Written request:
All of the data should be output character for character, except the pictures.
***** Given data *****
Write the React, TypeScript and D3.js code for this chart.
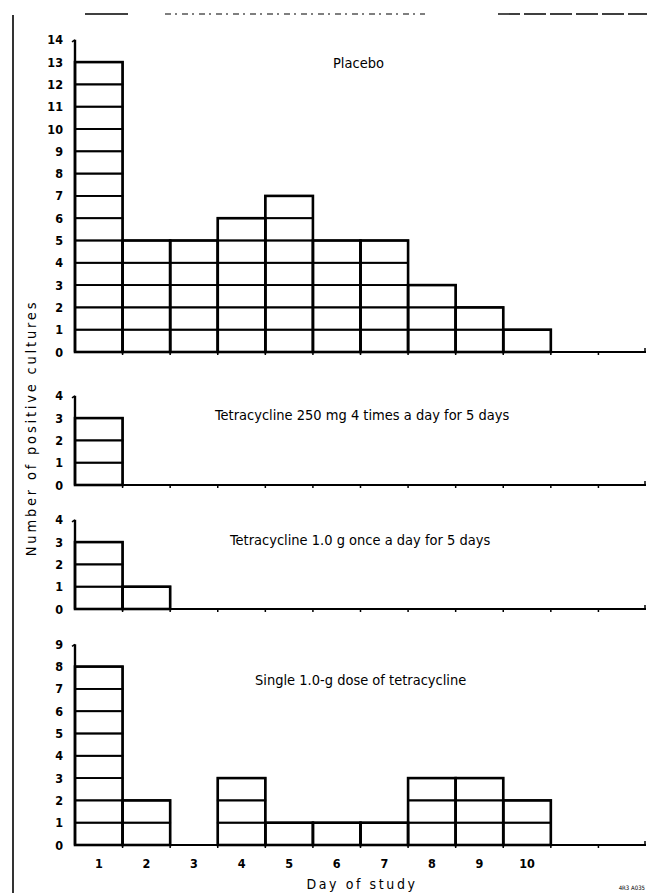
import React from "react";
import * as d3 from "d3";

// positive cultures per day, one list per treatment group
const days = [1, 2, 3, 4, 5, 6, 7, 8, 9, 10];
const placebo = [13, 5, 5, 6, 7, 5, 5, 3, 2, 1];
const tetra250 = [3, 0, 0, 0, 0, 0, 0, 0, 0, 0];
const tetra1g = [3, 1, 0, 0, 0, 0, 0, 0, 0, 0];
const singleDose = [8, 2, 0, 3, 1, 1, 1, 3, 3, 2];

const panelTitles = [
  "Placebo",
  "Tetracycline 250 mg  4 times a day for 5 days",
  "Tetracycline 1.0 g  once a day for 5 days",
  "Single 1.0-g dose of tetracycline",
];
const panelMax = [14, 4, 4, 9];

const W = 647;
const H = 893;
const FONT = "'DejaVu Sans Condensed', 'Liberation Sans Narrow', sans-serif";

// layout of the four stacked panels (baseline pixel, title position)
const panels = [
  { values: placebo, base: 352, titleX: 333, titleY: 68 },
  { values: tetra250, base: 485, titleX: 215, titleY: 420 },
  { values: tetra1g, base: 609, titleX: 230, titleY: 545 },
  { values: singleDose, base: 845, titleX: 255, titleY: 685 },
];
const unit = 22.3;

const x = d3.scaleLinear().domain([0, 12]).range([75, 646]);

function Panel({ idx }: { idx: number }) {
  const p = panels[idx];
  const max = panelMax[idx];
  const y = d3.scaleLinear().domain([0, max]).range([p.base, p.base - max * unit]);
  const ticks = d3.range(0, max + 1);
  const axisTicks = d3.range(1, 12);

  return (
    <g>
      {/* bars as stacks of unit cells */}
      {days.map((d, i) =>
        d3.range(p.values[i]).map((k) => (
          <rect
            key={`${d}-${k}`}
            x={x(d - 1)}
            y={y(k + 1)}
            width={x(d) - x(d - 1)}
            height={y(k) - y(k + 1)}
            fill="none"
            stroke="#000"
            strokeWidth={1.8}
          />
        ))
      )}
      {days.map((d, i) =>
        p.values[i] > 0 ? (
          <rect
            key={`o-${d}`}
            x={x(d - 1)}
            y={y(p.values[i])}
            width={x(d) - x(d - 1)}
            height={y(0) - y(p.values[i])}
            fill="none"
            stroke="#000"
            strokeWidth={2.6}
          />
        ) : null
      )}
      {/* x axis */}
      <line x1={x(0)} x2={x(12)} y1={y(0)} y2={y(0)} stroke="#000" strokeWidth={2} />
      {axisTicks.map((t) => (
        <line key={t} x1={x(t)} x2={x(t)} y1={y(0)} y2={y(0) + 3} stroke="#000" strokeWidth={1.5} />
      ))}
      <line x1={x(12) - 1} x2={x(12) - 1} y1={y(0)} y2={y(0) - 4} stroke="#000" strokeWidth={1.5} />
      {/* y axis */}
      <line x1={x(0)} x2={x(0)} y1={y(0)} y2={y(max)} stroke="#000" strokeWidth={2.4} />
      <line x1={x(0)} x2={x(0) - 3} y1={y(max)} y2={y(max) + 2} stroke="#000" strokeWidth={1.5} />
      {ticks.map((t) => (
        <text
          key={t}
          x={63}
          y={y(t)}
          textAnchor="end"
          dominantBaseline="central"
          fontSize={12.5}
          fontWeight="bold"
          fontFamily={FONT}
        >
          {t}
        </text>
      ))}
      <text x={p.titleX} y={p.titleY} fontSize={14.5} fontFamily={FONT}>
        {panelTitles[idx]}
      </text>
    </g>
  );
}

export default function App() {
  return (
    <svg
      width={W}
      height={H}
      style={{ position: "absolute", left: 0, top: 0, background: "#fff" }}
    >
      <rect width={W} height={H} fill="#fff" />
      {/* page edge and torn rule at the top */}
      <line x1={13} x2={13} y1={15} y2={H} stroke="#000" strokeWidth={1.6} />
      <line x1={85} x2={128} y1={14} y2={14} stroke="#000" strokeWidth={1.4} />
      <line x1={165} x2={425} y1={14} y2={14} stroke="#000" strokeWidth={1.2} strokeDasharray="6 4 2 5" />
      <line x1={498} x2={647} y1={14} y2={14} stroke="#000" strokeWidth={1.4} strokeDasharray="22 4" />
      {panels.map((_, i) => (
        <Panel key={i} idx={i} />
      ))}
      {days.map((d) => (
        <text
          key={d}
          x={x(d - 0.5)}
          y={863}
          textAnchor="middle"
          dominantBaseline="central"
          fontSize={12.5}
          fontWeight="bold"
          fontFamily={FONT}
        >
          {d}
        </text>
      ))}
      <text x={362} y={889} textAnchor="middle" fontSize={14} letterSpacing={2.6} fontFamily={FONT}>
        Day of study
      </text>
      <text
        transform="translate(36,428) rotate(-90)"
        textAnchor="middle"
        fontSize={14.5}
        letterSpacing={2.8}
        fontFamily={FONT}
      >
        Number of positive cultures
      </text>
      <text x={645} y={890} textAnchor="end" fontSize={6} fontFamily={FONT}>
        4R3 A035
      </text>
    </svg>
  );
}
*****
Solution to this problem:
Write the React, TypeScript and D3.js code for this chart.
import React from "react";
import * as d3 from "d3";

// positive cultures per day, one list per treatment group
const days = [1, 2, 3, 4, 5, 6, 7, 8, 9, 10];
const placebo = [13, 5, 5, 6, 7, 5, 5, 3, 2, 1];
const tetra250 = [3, 0, 0, 0, 0, 0, 0, 0, 0, 0];
const tetra1g = [3, 1, 0, 0, 0, 0, 0, 0, 0, 0];
const singleDose = [8, 2, 0, 3, 1, 1, 1, 3, 3, 2];

const panelTitles = [
  "Placebo",
  "Tetracycline 250 mg  4 times a day for 5 days",
  "Tetracycline 1.0 g  once a day for 5 days",
  "Single 1.0-g dose of tetracycline",
];
const panelMax = [14, 4, 4, 9];

const W = 647;
const H = 893;
const FONT = "'DejaVu Sans Condensed', 'Liberation Sans Narrow', sans-serif";

// layout of the four stacked panels (baseline pixel, title position)
const panels = [
  { values: placebo, base: 352, titleX: 333, titleY: 68 },
  { values: tetra250, base: 485, titleX: 215, titleY: 420 },
  { values: tetra1g, base: 609, titleX: 230, titleY: 545 },
  { values: singleDose, base: 845, titleX: 255, titleY: 685 },
];
const unit = 22.3;

const x = d3.scaleLinear().domain([0, 12]).range([75, 646]);

function Panel({ idx }: { idx: number }) {
  const p = panels[idx];
  const max = panelMax[idx];
  const y = d3.scaleLinear().domain([0, max]).range([p.base, p.base - max * unit]);
  const ticks = d3.range(0, max + 1);
  const axisTicks = d3.range(1, 12);

  return (
    <g>
      {/* bars as stacks of unit cells */}
      {days.map((d, i) =>
        d3.range(p.values[i]).map((k) => (
          <rect
            key={`${d}-${k}`}
            x={x(d - 1)}
            y={y(k + 1)}
            width={x(d) - x(d - 1)}
            height={y(k) - y(k + 1)}
            fill="none"
            stroke="#000"
            strokeWidth={1.8}
          />
        ))
      )}
      {days.map((d, i) =>
        p.values[i] > 0 ? (
          <rect
            key={`o-${d}`}
            x={x(d - 1)}
            y={y(p.values[i])}
            width={x(d) - x(d - 1)}
            height={y(0) - y(p.values[i])}
            fill="none"
            stroke="#000"
            strokeWidth={2.6}
          />
        ) : null
      )}
      {/* x axis */}
      <line x1={x(0)} x2={x(12)} y1={y(0)} y2={y(0)} stroke="#000" strokeWidth={2} />
      {axisTicks.map((t) => (
        <line key={t} x1={x(t)} x2={x(t)} y1={y(0)} y2={y(0) + 3} stroke="#000" strokeWidth={1.5} />
      ))}
      <line x1={x(12) - 1} x2={x(12) - 1} y1={y(0)} y2={y(0) - 4} stroke="#000" strokeWidth={1.5} />
      {/* y axis */}
      <line x1={x(0)} x2={x(0)} y1={y(0)} y2={y(max)} stroke="#000" strokeWidth={2.4} />
      <line x1={x(0)} x2={x(0) - 3} y1={y(max)} y2={y(max) + 2} stroke="#000" strokeWidth={1.5} />
      {ticks.map((t) => (
        <text
          key={t}
          x={63}
          y={y(t)}
          textAnchor="end"
          dominantBaseline="central"
          fontSize={12.5}
          fontWeight="bold"
          fontFamily={FONT}
        >
          {t}
        </text>
      ))}
      <text x={p.titleX} y={p.titleY} fontSize={14.5} fontFamily={FONT}>
        {panelTitles[idx]}
      </text>
    </g>
  );
}

export default function App() {
  return (
    <svg
      width={W}
      height={H}
      style={{ position: "absolute", left: 0, top: 0, background: "#fff" }}
    >
      <rect width={W} height={H} fill="#fff" />
      {/* page edge and torn rule at the top */}
      <line x1={13} x2={13} y1={15} y2={H} stroke="#000" strokeWidth={1.6} />
      <line x1={85} x2={128} y1={14} y2={14} stroke="#000" strokeWidth={1.4} />
      <line x1={165} x2={425} y1={14} y2={14} stroke="#000" strokeWidth={1.2} strokeDasharray="6 4 2 5" />
      <line x1={498} x2={647} y1={14} y2={14} stroke="#000" strokeWidth={1.4} strokeDasharray="22 4" />
      {panels.map((_, i) => (
        <Panel key={i} idx={i} />
      ))}
      {days.map((d) => (
        <text
          key={d}
          x={x(d - 0.5)}
          y={863}
          textAnchor="middle"
          dominantBaseline="central"
          fontSize={12.5}
          fontWeight="bold"
          fontFamily={FONT}
        >
          {d}
        </text>
      ))}
      <text x={362} y={889} textAnchor="middle" fontSize={14} letterSpacing={2.6} fontFamily={FONT}>
        Day of study
      </text>
      <text
        transform="translate(36,428) rotate(-90)"
        textAnchor="middle"
        fontSize={14.5}
        letterSpacing={2.8}
        fontFamily={FONT}
      >
        Number of positive cultures
      </text>
      <text x={645} y={890} textAnchor="end" fontSize={6} fontFamily={FONT}>
        4R3 A035
      </text>
    </svg>
  );
}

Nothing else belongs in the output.